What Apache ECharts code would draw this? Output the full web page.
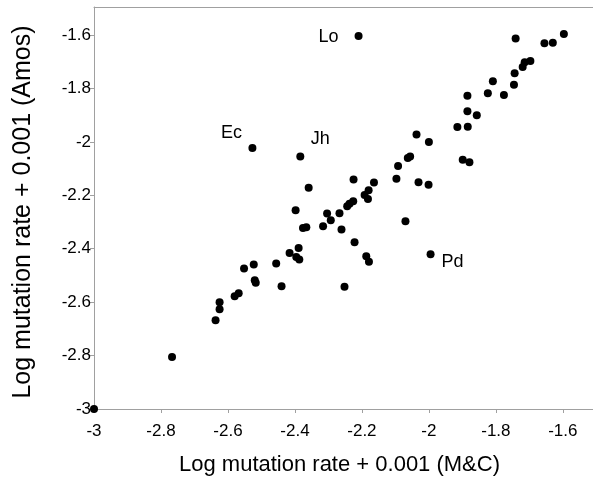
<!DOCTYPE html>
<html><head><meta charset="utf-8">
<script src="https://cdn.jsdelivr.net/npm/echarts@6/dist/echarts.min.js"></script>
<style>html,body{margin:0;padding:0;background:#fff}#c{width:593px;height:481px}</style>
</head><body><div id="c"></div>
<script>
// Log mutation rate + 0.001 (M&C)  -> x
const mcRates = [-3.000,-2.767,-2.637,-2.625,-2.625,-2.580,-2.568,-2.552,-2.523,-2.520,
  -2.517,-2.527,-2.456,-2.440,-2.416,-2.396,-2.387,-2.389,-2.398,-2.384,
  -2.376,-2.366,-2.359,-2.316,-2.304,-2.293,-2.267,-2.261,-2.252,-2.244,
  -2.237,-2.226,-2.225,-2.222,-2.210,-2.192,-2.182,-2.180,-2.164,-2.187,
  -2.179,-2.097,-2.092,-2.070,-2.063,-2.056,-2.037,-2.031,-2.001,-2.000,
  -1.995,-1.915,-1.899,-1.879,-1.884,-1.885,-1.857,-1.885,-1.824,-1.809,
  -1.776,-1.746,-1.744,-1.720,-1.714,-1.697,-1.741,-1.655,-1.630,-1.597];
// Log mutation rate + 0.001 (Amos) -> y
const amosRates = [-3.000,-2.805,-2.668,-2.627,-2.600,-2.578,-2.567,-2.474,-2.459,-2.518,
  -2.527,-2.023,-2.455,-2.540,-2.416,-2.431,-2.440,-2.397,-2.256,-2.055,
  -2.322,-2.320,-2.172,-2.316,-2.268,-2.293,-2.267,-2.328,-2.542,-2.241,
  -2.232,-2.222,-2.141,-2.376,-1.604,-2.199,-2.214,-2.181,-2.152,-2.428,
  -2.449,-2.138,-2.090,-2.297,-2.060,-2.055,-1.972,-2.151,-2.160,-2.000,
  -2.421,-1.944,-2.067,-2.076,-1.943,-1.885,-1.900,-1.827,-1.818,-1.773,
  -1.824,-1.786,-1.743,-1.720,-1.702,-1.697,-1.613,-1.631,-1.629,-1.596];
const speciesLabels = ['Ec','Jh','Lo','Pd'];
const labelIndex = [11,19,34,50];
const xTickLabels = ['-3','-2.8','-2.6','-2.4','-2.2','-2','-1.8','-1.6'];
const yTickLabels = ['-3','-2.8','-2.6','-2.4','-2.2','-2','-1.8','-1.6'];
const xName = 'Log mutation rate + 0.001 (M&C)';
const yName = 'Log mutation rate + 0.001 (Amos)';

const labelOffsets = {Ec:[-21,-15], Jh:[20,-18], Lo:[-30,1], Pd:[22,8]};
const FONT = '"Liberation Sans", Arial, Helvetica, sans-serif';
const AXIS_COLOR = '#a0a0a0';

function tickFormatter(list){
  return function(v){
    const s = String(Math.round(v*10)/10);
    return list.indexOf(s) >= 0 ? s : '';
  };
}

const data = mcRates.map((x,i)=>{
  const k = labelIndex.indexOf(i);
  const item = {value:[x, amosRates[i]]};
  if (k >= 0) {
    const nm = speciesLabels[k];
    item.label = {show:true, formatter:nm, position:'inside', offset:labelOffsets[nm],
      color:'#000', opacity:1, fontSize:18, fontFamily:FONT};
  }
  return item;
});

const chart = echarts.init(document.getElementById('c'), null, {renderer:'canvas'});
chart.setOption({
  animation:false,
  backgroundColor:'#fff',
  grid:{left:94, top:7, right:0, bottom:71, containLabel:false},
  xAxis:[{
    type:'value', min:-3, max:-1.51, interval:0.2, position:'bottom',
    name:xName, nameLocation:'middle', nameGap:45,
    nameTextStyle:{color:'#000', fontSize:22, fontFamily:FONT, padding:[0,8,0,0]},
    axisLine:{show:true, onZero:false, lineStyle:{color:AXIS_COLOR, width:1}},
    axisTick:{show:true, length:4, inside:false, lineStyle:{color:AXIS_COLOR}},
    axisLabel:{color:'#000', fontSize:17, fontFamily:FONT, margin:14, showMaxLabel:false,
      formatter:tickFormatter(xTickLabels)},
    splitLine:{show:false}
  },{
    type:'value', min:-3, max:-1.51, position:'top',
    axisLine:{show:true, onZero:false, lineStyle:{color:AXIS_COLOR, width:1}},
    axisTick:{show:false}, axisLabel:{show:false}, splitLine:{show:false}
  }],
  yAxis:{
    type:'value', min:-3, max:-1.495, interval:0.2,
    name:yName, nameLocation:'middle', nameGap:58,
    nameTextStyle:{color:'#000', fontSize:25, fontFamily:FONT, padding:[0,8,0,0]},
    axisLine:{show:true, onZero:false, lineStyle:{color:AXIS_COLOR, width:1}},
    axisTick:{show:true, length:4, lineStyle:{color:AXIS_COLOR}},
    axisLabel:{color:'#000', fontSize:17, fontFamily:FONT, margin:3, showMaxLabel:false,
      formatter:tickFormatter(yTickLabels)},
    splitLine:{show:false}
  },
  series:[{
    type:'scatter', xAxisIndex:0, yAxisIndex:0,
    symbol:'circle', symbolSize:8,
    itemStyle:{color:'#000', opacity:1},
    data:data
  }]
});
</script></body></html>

> Task instructions
Reproduce every line exactly and omit all pictures.

> Answer to the problem
What Apache ECharts code would draw this? Output the full web page.
<!DOCTYPE html>
<html><head><meta charset="utf-8">
<script src="https://cdn.jsdelivr.net/npm/echarts@6/dist/echarts.min.js"></script>
<style>html,body{margin:0;padding:0;background:#fff}#c{width:593px;height:481px}</style>
</head><body><div id="c"></div>
<script>
// Log mutation rate + 0.001 (M&C)  -> x
const mcRates = [-3.000,-2.767,-2.637,-2.625,-2.625,-2.580,-2.568,-2.552,-2.523,-2.520,
  -2.517,-2.527,-2.456,-2.440,-2.416,-2.396,-2.387,-2.389,-2.398,-2.384,
  -2.376,-2.366,-2.359,-2.316,-2.304,-2.293,-2.267,-2.261,-2.252,-2.244,
  -2.237,-2.226,-2.225,-2.222,-2.210,-2.192,-2.182,-2.180,-2.164,-2.187,
  -2.179,-2.097,-2.092,-2.070,-2.063,-2.056,-2.037,-2.031,-2.001,-2.000,
  -1.995,-1.915,-1.899,-1.879,-1.884,-1.885,-1.857,-1.885,-1.824,-1.809,
  -1.776,-1.746,-1.744,-1.720,-1.714,-1.697,-1.741,-1.655,-1.630,-1.597];
// Log mutation rate + 0.001 (Amos) -> y
const amosRates = [-3.000,-2.805,-2.668,-2.627,-2.600,-2.578,-2.567,-2.474,-2.459,-2.518,
  -2.527,-2.023,-2.455,-2.540,-2.416,-2.431,-2.440,-2.397,-2.256,-2.055,
  -2.322,-2.320,-2.172,-2.316,-2.268,-2.293,-2.267,-2.328,-2.542,-2.241,
  -2.232,-2.222,-2.141,-2.376,-1.604,-2.199,-2.214,-2.181,-2.152,-2.428,
  -2.449,-2.138,-2.090,-2.297,-2.060,-2.055,-1.972,-2.151,-2.160,-2.000,
  -2.421,-1.944,-2.067,-2.076,-1.943,-1.885,-1.900,-1.827,-1.818,-1.773,
  -1.824,-1.786,-1.743,-1.720,-1.702,-1.697,-1.613,-1.631,-1.629,-1.596];
const speciesLabels = ['Ec','Jh','Lo','Pd'];
const labelIndex = [11,19,34,50];
const xTickLabels = ['-3','-2.8','-2.6','-2.4','-2.2','-2','-1.8','-1.6'];
const yTickLabels = ['-3','-2.8','-2.6','-2.4','-2.2','-2','-1.8','-1.6'];
const xName = 'Log mutation rate + 0.001 (M&C)';
const yName = 'Log mutation rate + 0.001 (Amos)';

const labelOffsets = {Ec:[-21,-15], Jh:[20,-18], Lo:[-30,1], Pd:[22,8]};
const FONT = '"Liberation Sans", Arial, Helvetica, sans-serif';
const AXIS_COLOR = '#a0a0a0';

function tickFormatter(list){
  return function(v){
    const s = String(Math.round(v*10)/10);
    return list.indexOf(s) >= 0 ? s : '';
  };
}

const data = mcRates.map((x,i)=>{
  const k = labelIndex.indexOf(i);
  const item = {value:[x, amosRates[i]]};
  if (k >= 0) {
    const nm = speciesLabels[k];
    item.label = {show:true, formatter:nm, position:'inside', offset:labelOffsets[nm],
      color:'#000', opacity:1, fontSize:18, fontFamily:FONT};
  }
  return item;
});

const chart = echarts.init(document.getElementById('c'), null, {renderer:'canvas'});
chart.setOption({
  animation:false,
  backgroundColor:'#fff',
  grid:{left:94, top:7, right:0, bottom:71, containLabel:false},
  xAxis:[{
    type:'value', min:-3, max:-1.51, interval:0.2, position:'bottom',
    name:xName, nameLocation:'middle', nameGap:45,
    nameTextStyle:{color:'#000', fontSize:22, fontFamily:FONT, padding:[0,8,0,0]},
    axisLine:{show:true, onZero:false, lineStyle:{color:AXIS_COLOR, width:1}},
    axisTick:{show:true, length:4, inside:false, lineStyle:{color:AXIS_COLOR}},
    axisLabel:{color:'#000', fontSize:17, fontFamily:FONT, margin:14, showMaxLabel:false,
      formatter:tickFormatter(xTickLabels)},
    splitLine:{show:false}
  },{
    type:'value', min:-3, max:-1.51, position:'top',
    axisLine:{show:true, onZero:false, lineStyle:{color:AXIS_COLOR, width:1}},
    axisTick:{show:false}, axisLabel:{show:false}, splitLine:{show:false}
  }],
  yAxis:{
    type:'value', min:-3, max:-1.495, interval:0.2,
    name:yName, nameLocation:'middle', nameGap:58,
    nameTextStyle:{color:'#000', fontSize:25, fontFamily:FONT, padding:[0,8,0,0]},
    axisLine:{show:true, onZero:false, lineStyle:{color:AXIS_COLOR, width:1}},
    axisTick:{show:true, length:4, lineStyle:{color:AXIS_COLOR}},
    axisLabel:{color:'#000', fontSize:17, fontFamily:FONT, margin:3, showMaxLabel:false,
      formatter:tickFormatter(yTickLabels)},
    splitLine:{show:false}
  },
  series:[{
    type:'scatter', xAxisIndex:0, yAxisIndex:0,
    symbol:'circle', symbolSize:8,
    itemStyle:{color:'#000', opacity:1},
    data:data
  }]
});
</script></body></html>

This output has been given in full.